When To Test Your Soil pH
You should test your soil’s pH levels prior to planting any new seeds, whether that is grass seed or for your garden beds. If you have recently amended your soil, you may want to test the pH again to determine if you need to apply more product.
Testing your soil’s pH should be a part of regular lawn and garden maintenance, so soil pH tests should be performed every year to ensure that your soil’s pH is in a healthy range and that none of your hard work goes to waste.
How To Conduct A Soil pH Test
You can test your soil’s pH by either sending a comprehensive soil sample to your local county extension office, who will send the sample to a testing lab (usually for a small fee) or by using an at-home testing kit. We recommend Jonathan Green Soil pH Test Kit, as it’s easy-to-use for lawns and gardens and includes everything you need to measure your soil’s pH levels in just a few minutes!
Here are step-by-step instructions for using the Jonathan Green do-it-yourself, soil pH test:
1. Collect soil samples from your lawn
In order for your soil sample to be representative of your entire lawn’s soil pH levels, you will first need to gather small soil samples from four different sections of your lawn. Using a gardening trowel, dig about four to six inches into the soil and collect a small soil sample from each section. Remove any debris, grass, or thatch from your samples. Mix all four small samples together for one, cohesive sample to use for your test. If you are testing multiple areas, like a lawn and garden, or a front and back yard, we recommend doing two separate tests to get a representative soil sample.
2. Fill the test container with the soil sample
Once you’ve collected your soil sample, remove the cap off of the color comparator included in the testing kit and take out the capsule. Make sure the color chart is in place. Fill the test container to the fill line with the prepared soil sample. Then, carefully separate the two halves of the capsule and pour the powder into the test container.
3. Add distilled water to the test container
Using the provided dropper, add distilled water to the water fill line. It is important to only use distilled water for your soil pH test. Using tap water could give you an inaccurate result, as usually has been treated.
4. Shake the test container and allow to settle
Once you have added water to your test container, carefully place the cap back on the container and shake thoroughly. Allow the container to settle for one to five minutes.
5. Observe test container for results
Once the time is up, observe the container for color changes and compare the color solution to the provided pH chart. Remember that lawns thrive and grow best with a pH ranging between 6.2 to 7.0 (slightly acidic to neutral).
How to Adjust Soil pH
You may need to adjust your soil’s pH depending on the results of your test. Adding lime to acidic soil is a common solution to raise pH levels, however, it takes many bags of lime to adjust the pH a small amount. If your soil’s pH is too acidic, we recommend applying Jonathan Green Mag-I-Cal Soil Food, which includes a form of lime called calcium carbonate, a completely soluble form that is immediately available to adjust soil pH upwards.
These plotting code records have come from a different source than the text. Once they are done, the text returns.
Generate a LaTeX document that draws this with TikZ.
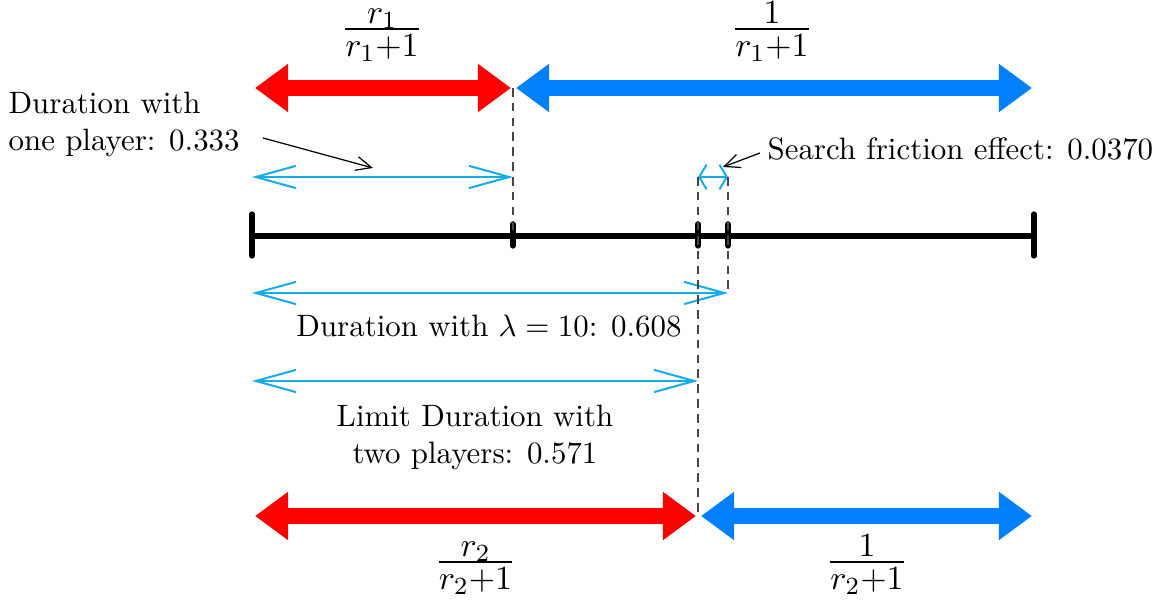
\documentclass[tikz,border=0pt]{standalone}
\usepackage{amsmath}
\usetikzlibrary{arrows.meta}
\definecolor{shareRed}{RGB}{255,0,0}
\definecolor{shareBlue}{RGB}{0,128,255}
\definecolor{spanCyan}{RGB}{20,172,235}
\definecolor{guideGray}{RGB}{70,70,70}
% compact display fraction: numerator and denominator pulled toward the bar
\newcommand{\shareFrac}[2]{\dfrac{\smash{\raisebox{-3pt}{$#1$}}}{\smash{\raisebox{1.4pt}{$#2$}}}}
\tikzset{
  share/.style={line width=5.2pt,
    {Triangle[length=10.7pt,width=14.9pt]}-{Triangle[length=10.7pt,width=14.9pt]}},
  span/.style={spanCyan,line width=0.65pt,
    {Straight Barb[length=13pt,width=7.2pt]}-{Straight Barb[length=13pt,width=7.2pt]}},
  smallspan/.style={spanCyan,line width=0.65pt,
    {Straight Barb[length=2.4pt,width=8pt]}-{Straight Barb[length=2.4pt,width=8pt]}},
  guide/.style={guideGray,line width=0.4pt,dash pattern=on 2.8pt off 2pt},
  pointer/.style={black,line width=0.4pt,-{Straight Barb[length=5pt,width=4.5pt]}},
  endtick/.style={line width=1.7pt,line cap=round},
  midtick/.style={line width=1.7pt,line cap=round},
  lbl/.style={inner sep=0pt,font=\normalsize},
  fraclbl/.style={inner sep=0pt,anchor=base,font=\fontsize{11}{13}\selectfont},
}
\begin{document}
\begin{tikzpicture}[x=0.3236pt,y=-0.3236pt]
\useasboundingbox (0,0) rectangle (1169,601);

% points on the unit interval
\coordinate (a0) at (252,236);
\coordinate (a1) at (1034,236);
\coordinate (t1) at (513,236);
\coordinate (t2) at (698,236);
\coordinate (t3) at (728,236);

% main interval with ticks
\draw[line width=1.8pt] (a0) -- (a1);
\draw[endtick] (252,214) -- (252,256);
\draw[endtick] (1034,214) -- (1034,256);
\draw[midtick] (513,224) -- (513,246);
\draw[midtick] (698,224) -- (698,246);
\draw[midtick] (728,224) -- (728,246);

% shares for the first player
\coordinate (r1L) at (255,88);
\coordinate (r1R) at (511,88);
\coordinate (b1L) at (516,88);
\coordinate (b1R) at (1032,88);
\draw[share,shareRed] (r1L) -- (r1R);
\draw[share,shareBlue] (b1L) -- (b1R);
\node[fraclbl] (f1) at (382,37.5) {$\shareFrac{r_1}{r_1{+}1}$};
\node[fraclbl] (g1) at (772,37.5) {$\shareFrac{1}{r_1{+}1}$};

% shares for the second player
\coordinate (r2L) at (255,516);
\coordinate (r2R) at (696,516);
\coordinate (b2L) at (701,516);
\coordinate (b2R) at (1032,516);
\draw[share,shareRed] (r2L) -- (r2R);
\draw[share,shareBlue] (b2L) -- (b2R);
\node[fraclbl] (f2) at (475.5,570.5) {$\shareFrac{r_2}{r_2{+}1}$};
\node[fraclbl] (g2) at (867,570.5) {$\shareFrac{1}{r_2{+}1}$};

% duration spans
\coordinate (s1L) at (252,177);
\coordinate (s1R) at (513,177);
\coordinate (sfL) at (698,177);
\coordinate (sfR) at (728,177);
\coordinate (s3L) at (252,293);
\coordinate (s3R) at (728,293);
\coordinate (s4L) at (252,381);
\coordinate (s4R) at (698,381);
\draw[span] (s1L) -- (s1R);
\draw[smallspan] (sfL) -- (sfR);
\draw[span] (s3L) -- (s3R);
\draw[span] (s4L) -- (s4R);

% dashed guides
\draw[guide] (513,88) -- (t1);
\draw[guide] (sfL) -- (t2);
\draw[guide] (sfR) -- (t3);
\draw[guide] (t3) -- (s3R);
\draw[guide] (t2) -- (698,514);

% labels
\node[lbl,anchor=west,align=left] (one) at (8,124)
  {Duration with\\one player: 0.333};
\node[lbl,anchor=west] (sf) at (767,149) {Search friction effect: 0.0370};
\node[lbl] (lam) at (489,326) {Duration with $\lambda=10$: 0.608};
\node[lbl,align=center] (lim) at (475,437)
  {Limit Duration with\\two players: 0.571};

% pointers
\coordinate (p1) at (263,138);
\coordinate (p1e) at (373,168);
\coordinate (p2) at (760,153);
\coordinate (p2e) at (723,167);
\draw[pointer] (p1) -- (p1e);
\draw[pointer] (p2) -- (p2e);
\end{tikzpicture}
\end{document}
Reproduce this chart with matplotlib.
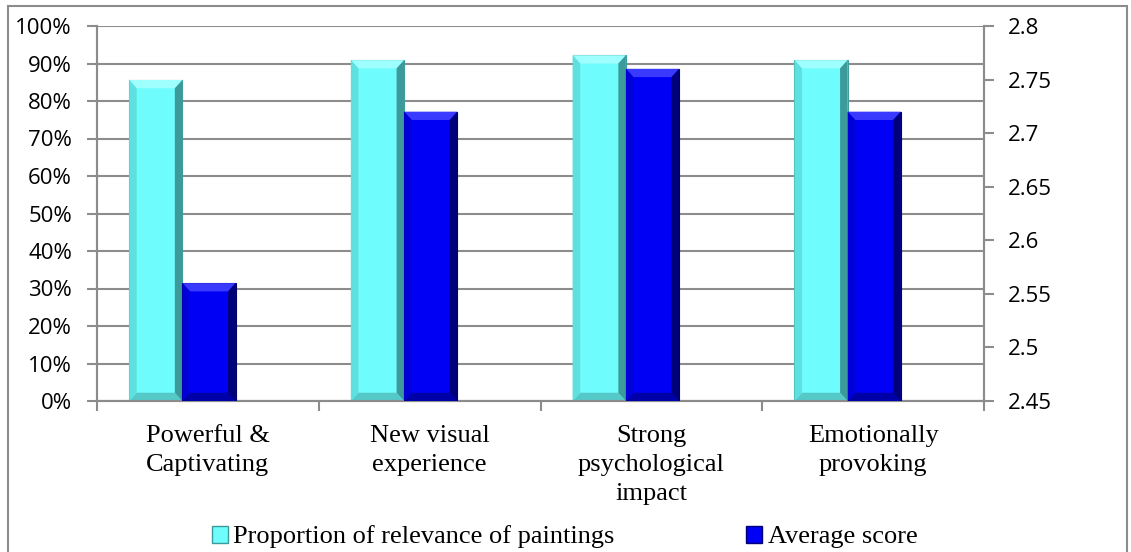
import numpy as np
import matplotlib.pyplot as plt
from matplotlib.patches import Rectangle, Polygon

# === Data ===
categories = ["Powerful &\nCaptivating", "New visual\nexperience",
              "Strong\npsychological\nimpact", "Emotionally\nprovoking"]
proportion = [85.6, 90.9, 92.2, 90.9]      # % (left axis)
avg_score = [2.56, 2.72, 2.76, 2.72]       # right axis
label_prop = "Proportion of relevance of paintings"
label_avg = "Average score"

cyan = "#6ffcfc"
blue = "#0000f5"
grid_gray = "#8c8c8c"

fig = plt.figure(figsize=(11.31, 5.52), dpi=100)
ax = fig.add_axes([97 / 1131, 1 - 401 / 552, 887 / 1131, 375 / 552])
ax2 = ax.twinx()

x = np.arange(len(categories))
w = 0.24

# === Bars ===
b1 = ax.bar(x - 0.235, proportion, width=w, color=cyan,
            edgecolor="#3f9f9f", linewidth=0.8, zorder=3)
b2 = ax2.bar(x + 0.005, np.array(avg_score) - 2.45, bottom=2.45, width=w,
             color=blue, edgecolor="#00006a", linewidth=0.8, zorder=3)


def bevel(bars, a, dy, light, side, dark, bottom):
    # fake the beveled excel look with 4 polygons per bar
    dx = 0.034
    for r in bars:
        x0, y0 = r.get_x(), r.get_y()
        x1, y1 = x0 + r.get_width(), y0 + r.get_height()
        polys = [
            ([(x0, y1), (x1, y1), (x1 - dx, y1 - dy), (x0 + dx, y1 - dy)], light),
            ([(x0, y0), (x1, y0), (x1 - dx, y0 + dy), (x0 + dx, y0 + dy)], bottom),
            ([(x0, y0), (x0, y1), (x0 + dx, y1 - dy), (x0 + dx, y0 + dy)], side),
            ([(x1, y0), (x1, y1), (x1 - dx, y1 - dy), (x1 - dx, y0 + dy)], dark),
        ]
        for pts, c in polys:
            a.add_patch(Polygon(pts, closed=True, color=c, lw=0, zorder=4))


bevel(b1, ax, 2.2, "#9ffefe", "#5ee0e0", "#3c9a9a", "#55c8c8")
bevel(b2, ax2, 0.0077, "#3a3aff", "#0000d8", "#000078", "#0000a8")

# === Axes ===
ax.set_xlim(-0.5, 3.5)
ax.set_ylim(0, 100)
ax.set_yticks(np.arange(0, 101, 10))
ax.set_yticklabels([f"{v}%" for v in range(0, 101, 10)])
ax.yaxis.grid(True, color=grid_gray, linewidth=1.5, zorder=0)
ax.set_axisbelow(True)

ax2.set_ylim(2.45, 2.8)
ax2.set_yticks([2.45, 2.5, 2.55, 2.6, 2.65, 2.7, 2.75, 2.8])
ax2.set_yticklabels(["2.45", "2.5", "2.55", "2.6", "2.65", "2.7", "2.75", "2.8"])

ax.set_xticks(x)
ax.set_xticklabels(categories, fontfamily="Liberation Serif", fontsize=19,
                   linespacing=1.43)
ax.set_xticks(np.arange(-0.5, 4, 1), minor=True)
ax.tick_params(axis="x", which="major", length=0, pad=17)
ax.tick_params(axis="x", which="minor", length=7, width=1.5, color=grid_gray)
ax.tick_params(axis="y", length=7, width=1.5, color=grid_gray, pad=11)
ax2.tick_params(axis="y", length=7, width=1.5, color=grid_gray, pad=10)

for a in (ax, ax2):
    for lab in a.get_yticklabels():
        lab.set_fontfamily("Open Sans")
        lab.set_fontsize(16)
    a.spines["top"].set_visible(False)
    for s in ["left", "right", "bottom"]:
        a.spines[s].set_color(grid_gray)
        a.spines[s].set_linewidth(1.5)

# === Legend ===
h1 = Rectangle((0, 0), 1, 1, facecolor=cyan, edgecolor="#3c9a9a", lw=1)
h2 = Rectangle((0, 0), 1, 1, facecolor=blue, edgecolor="#000078", lw=1)
fig.legend([h1, h2], [label_prop, label_avg], loc="center left",
           bbox_to_anchor=(212 / 1131, 1 - 537 / 552), ncol=2,
           frameon=False, handlelength=0.6, handleheight=0.6,
           handletextpad=0.2, columnspacing=5.0, borderpad=0,
           borderaxespad=0,
           prop={"family": "Liberation Serif", "size": 19})

# outer chart frame
fig.patches.append(Rectangle((8 / 1131, -0.05), 1119 / 1131, 1.05 - 6 / 552,
                             transform=fig.transFigure, fill=False,
                             edgecolor=grid_gray, linewidth=1.5))

fig.savefig("out.png", dpi=100)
Soil pH levels that are too basic, however, need an element like sulfur to help lower it. The fast-acting sulfur and calcium sulfate found in Jonathan Green Mag-I-Cal Plus for Lawns in Alkaline & Hard Soil both work together to help lower pH levels in order to access vital nutrients in the soil. Plus, it helps relieve soil compaction by stimulating microbial life. Both of these products are safe to use in your garden and your lawn.
Testing soil pH levels is an essential practice to include in any healthy, lawn and garden maintenance routine. Having a balanced soil pH will help boost the performance of your fertilizer, aid in your soil’s ability to absorb vital nutrients, stimulate beneficial microbes, and build a stronger root system. By testing your soil regularly, you’ll ensure your lawn or garden has the best foundation to grow plants that flourish throughout every season!